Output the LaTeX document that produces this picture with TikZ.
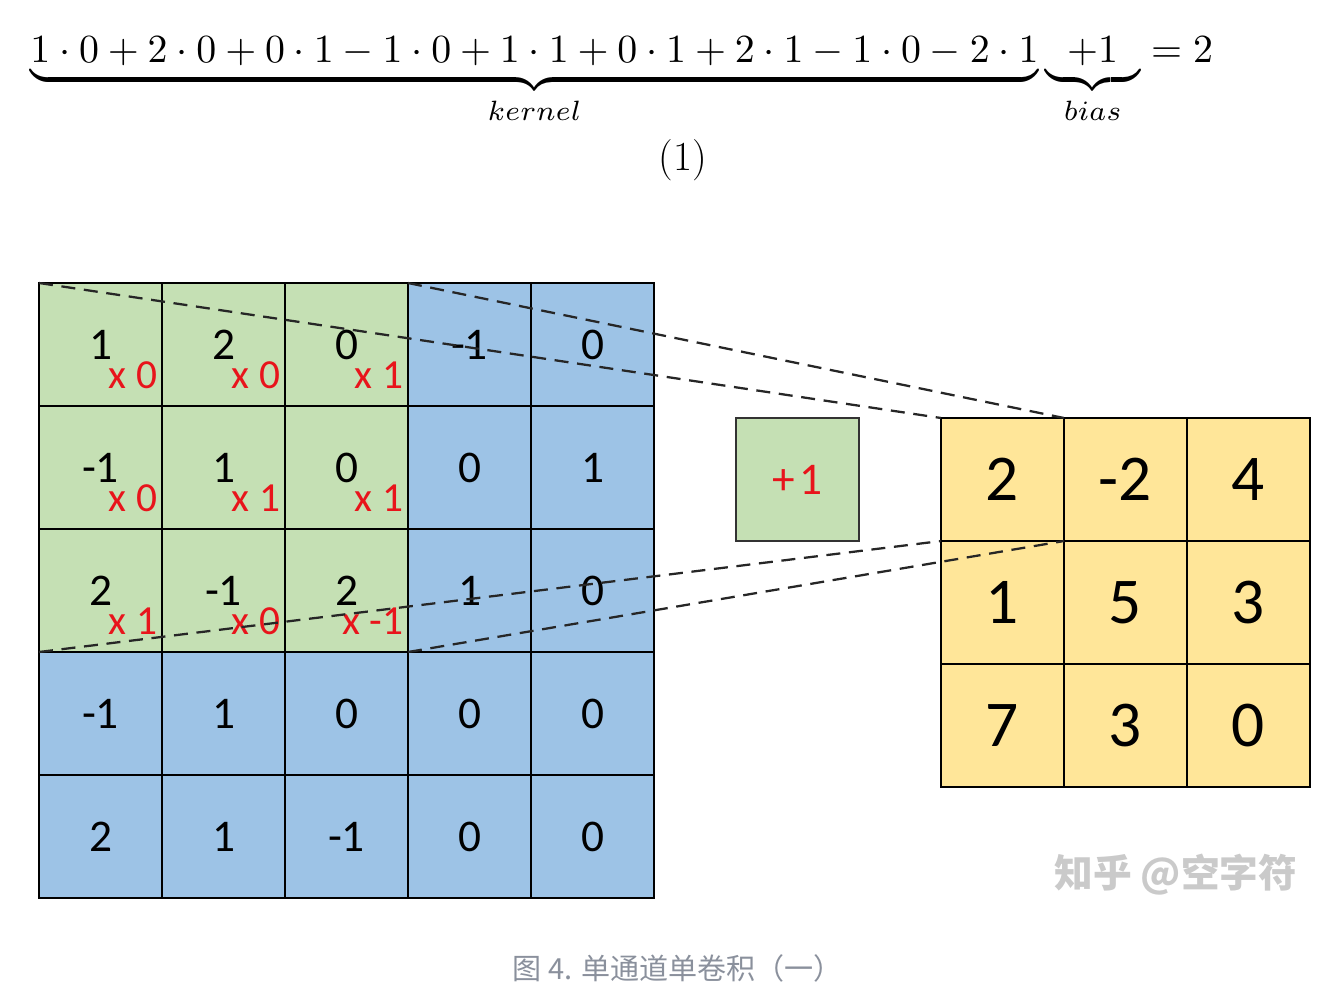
\documentclass[tikz,border=0pt]{standalone}
\usepackage{amsmath}
\usepackage{graphicx}
\usepackage{fontspec}
\newfontfamily\carl{Carlito}
\newfontfamily\cjkf{Noto Sans CJK SC}
\definecolor{kgreen}{HTML}{C5E0B4}
\definecolor{iblue}{HTML}{9DC3E6}
\definecolor{oyel}{HTML}{FFE699}
\definecolor{kred}{HTML}{E8141B}
\definecolor{capgray}{HTML}{8A909C}
\definecolor{wmgray}{HTML}{CACACA}
\tikzset{
  cellbox/.style={draw=black, line width=2.2pt, minimum width=92.25pt, minimum height=92.25pt,
    inner sep=0pt, outer sep=0pt, font=\carl\fontsize{34}{38}\selectfont},
  outcell/.style={cellbox, fill=oyel, font=\carl\fontsize{49}{54}\selectfont},
  multlbl/.style={anchor=base east, inner sep=0pt, text=kred, font=\carl\fontsize{31}{34}\selectfont},
  dl/.style={dashed, dash pattern=on 10.5pt off 6.5pt, line width=1.7pt, black!85}
}
\begin{document}
\begin{tikzpicture}[x=0.75pt,y=-0.75pt]
\useasboundingbox (0,0) rectangle (1338,996);
% equation
\node[inner sep=0pt, anchor=base west] (eq) at (30,62) {\resizebox{887pt}{!}{$\displaystyle
  \underbrace{1\cdot0+2\cdot0+0\cdot1-1\cdot0+1\cdot1+0\cdot1+2\cdot1-1\cdot0-2\cdot1}_{kernel}
  \underbrace{\hspace{0.55em}+1\hspace{0.55em}}_{bias}=2$}};
\node[inner sep=0pt, font=\fontsize{31}{36}\selectfont] (eqnum) at (683,160) {(1)};
% input grid
\foreach \rowvals [count=\r from 0] in {{1,2,0,-1,0},{-1,1,0,0,1},{2,-1,2,1,0},{-1,1,0,0,0},{2,1,-1,0,0}} {
  \foreach \v [count=\c from 0] in \rowvals {
    \def\cellcol{iblue}
    \ifnum\r<3 \ifnum\c<3 \def\cellcol{kgreen}\fi\fi
    \node[cellbox, fill=\cellcol] (in-\r-\c) at ({100.5+123*\c},{344.5+123*\r}) {\v};
  }
}
% kernel multipliers
\foreach \rowvals [count=\r from 0] in {{0,0,1},{0,1,1},{1,0,-1}} {
  \foreach \v [count=\c from 0] in \rowvals {
    \node[multlbl] (k-\r-\c) at ([xshift=-3.5pt,yshift=13.5pt]in-\r-\c.south east) {x \v};
  }
}
% bias
\node[cellbox, fill=kgreen, line width=1.6pt, draw=black!80, text=kred] (bias) at (797.5,479.5) {+\hspace{3pt}1};
% output grid
\foreach \rowvals [count=\r from 0] in {{2,-2,4},{1,5,3},{7,3,0}} {
  \foreach \v [count=\c from 0] in \rowvals {
    \node[outcell] (out-\r-\c) at ({1002.5+123*\c},{479.5+123*\r}) {\v};
  }
}
% projection lines
\draw[dl] (in-0-0.north west) -- (out-0-0.north west);
\draw[dl] (in-0-2.north east) -- (out-0-0.north east);
\draw[dl] (in-2-0.south west) -- (out-0-0.south west);
\draw[dl] (in-2-2.south east) -- (out-0-0.south east);
% watermark and caption
\node[text=wmgray, font=\cjkf\bfseries\fontsize{29}{34}\selectfont] (wm) at (1176,875) {知乎 @空字符};
\node[text=capgray, font=\cjkf\fontsize{21.8}{26}\selectfont] (cap) at (678,968) {图 4. 单通道单卷积（一）};
\end{tikzpicture}
\end{document}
+ + + + +
→ **GIVEN PROBLEM**: Make an exact copy of the data, leaving its pictures out.

→ **FINISHED ANSWER**:
Output the LaTeX document that produces this picture with TikZ.
\documentclass[tikz,border=0pt]{standalone}
\usepackage{amsmath}
\usepackage{graphicx}
\usepackage{fontspec}
\newfontfamily\carl{Carlito}
\newfontfamily\cjkf{Noto Sans CJK SC}
\definecolor{kgreen}{HTML}{C5E0B4}
\definecolor{iblue}{HTML}{9DC3E6}
\definecolor{oyel}{HTML}{FFE699}
\definecolor{kred}{HTML}{E8141B}
\definecolor{capgray}{HTML}{8A909C}
\definecolor{wmgray}{HTML}{CACACA}
\tikzset{
  cellbox/.style={draw=black, line width=2.2pt, minimum width=92.25pt, minimum height=92.25pt,
    inner sep=0pt, outer sep=0pt, font=\carl\fontsize{34}{38}\selectfont},
  outcell/.style={cellbox, fill=oyel, font=\carl\fontsize{49}{54}\selectfont},
  multlbl/.style={anchor=base east, inner sep=0pt, text=kred, font=\carl\fontsize{31}{34}\selectfont},
  dl/.style={dashed, dash pattern=on 10.5pt off 6.5pt, line width=1.7pt, black!85}
}
\begin{document}
\begin{tikzpicture}[x=0.75pt,y=-0.75pt]
\useasboundingbox (0,0) rectangle (1338,996);
% equation
\node[inner sep=0pt, anchor=base west] (eq) at (30,62) {\resizebox{887pt}{!}{$\displaystyle
  \underbrace{1\cdot0+2\cdot0+0\cdot1-1\cdot0+1\cdot1+0\cdot1+2\cdot1-1\cdot0-2\cdot1}_{kernel}
  \underbrace{\hspace{0.55em}+1\hspace{0.55em}}_{bias}=2$}};
\node[inner sep=0pt, font=\fontsize{31}{36}\selectfont] (eqnum) at (683,160) {(1)};
% input grid
\foreach \rowvals [count=\r from 0] in {{1,2,0,-1,0},{-1,1,0,0,1},{2,-1,2,1,0},{-1,1,0,0,0},{2,1,-1,0,0}} {
  \foreach \v [count=\c from 0] in \rowvals {
    \def\cellcol{iblue}
    \ifnum\r<3 \ifnum\c<3 \def\cellcol{kgreen}\fi\fi
    \node[cellbox, fill=\cellcol] (in-\r-\c) at ({100.5+123*\c},{344.5+123*\r}) {\v};
  }
}
% kernel multipliers
\foreach \rowvals [count=\r from 0] in {{0,0,1},{0,1,1},{1,0,-1}} {
  \foreach \v [count=\c from 0] in \rowvals {
    \node[multlbl] (k-\r-\c) at ([xshift=-3.5pt,yshift=13.5pt]in-\r-\c.south east) {x \v};
  }
}
% bias
\node[cellbox, fill=kgreen, line width=1.6pt, draw=black!80, text=kred] (bias) at (797.5,479.5) {+\hspace{3pt}1};
% output grid
\foreach \rowvals [count=\r from 0] in {{2,-2,4},{1,5,3},{7,3,0}} {
  \foreach \v [count=\c from 0] in \rowvals {
    \node[outcell] (out-\r-\c) at ({1002.5+123*\c},{479.5+123*\r}) {\v};
  }
}
% projection lines
\draw[dl] (in-0-0.north west) -- (out-0-0.north west);
\draw[dl] (in-0-2.north east) -- (out-0-0.north east);
\draw[dl] (in-2-0.south west) -- (out-0-0.south west);
\draw[dl] (in-2-2.south east) -- (out-0-0.south east);
% watermark and caption
\node[text=wmgray, font=\cjkf\bfseries\fontsize{29}{34}\selectfont] (wm) at (1176,875) {知乎 @空字符};
\node[text=capgray, font=\cjkf\fontsize{21.8}{26}\selectfont] (cap) at (678,968) {图 4. 单通道单卷积（一）};
\end{tikzpicture}
\end{document}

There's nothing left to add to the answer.